A method is disclosed that a
Mobile Station MS performs at switch-on to search the most favorable target
cell in UMTS systems like the 3GPP CDMA—LCR (Low
Chip Rate) option at 1.28 Mcps—TDD (Time Division Duplex) mode and the equivalent TD-SCDMA (Time Division—
Synchronous CDMA).
Signal at the MS antenna is the sum of different RF downlink frames coming from different carriers in the assigned frequency ranges. A DL synchronization timeslot and a BCCH TS0 are both transmitted with full power in the frames, the first one includes one out of 32
SYNC codes assigned on
cell basis. Following a conventional approach the absence of a common downlink
pilot and without prior knowledge of the used frequencies would force the MS, for all the frequencies of the channel raster stored in the SIM card, the correlation of the received frame with all the 32 SYNCs stored in the MS, in order to detect the BSIC of a
cell to which associate the power measures.
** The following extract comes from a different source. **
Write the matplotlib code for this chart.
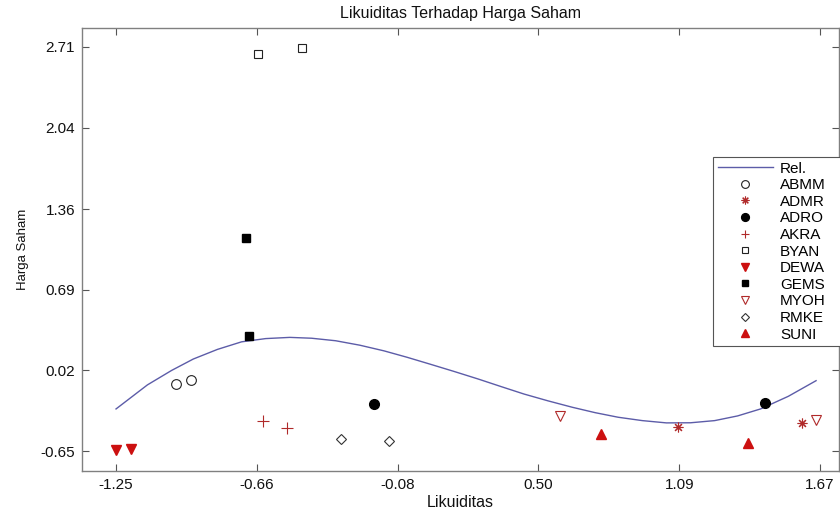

Following the two-
step method of the invention the power measures are performed in two-step scan of the PLMN band without interleaved correlation steps; once a final frequency is selected the respective frame is the only correlated one. At least one frame duration about 5 ms long of the whole 15 MHz bandwidth is acquired, IF converted, A / D converted and the digital set is stored. A rough scan is performed multiplying the digital set by a digital IF tuned in steps wide as the channel band (1.6 MHz) along the 15 MHz band, and filtering the
baseband signal with a Root Raise Cosine low-pass filter. The 5 ms
baseband signal is subdivided into 15 blocks of half timeslot (337.5 μs) and the power of each block is measured. The power of the strongest block indicates the priority of the respective frequency. The strongest power values are put in a Spectral Table together with respective frame load indicators. The load indicator is the percentage of timeslots in a frame almost equally loaded as the strongest block. The three strongest frequencies are selected for the successive scan. The second step search is performed like the first one but the IF steps are now 200 kHz wide and cover the only 1.6 MHz spectrum around a selected frequency. A final frequency is selected for the successive correlation step. Then the frequency error of the MS reference oscillator is corrected with data-aided techniques and a calibration value stored for successive connections (FIG. 9).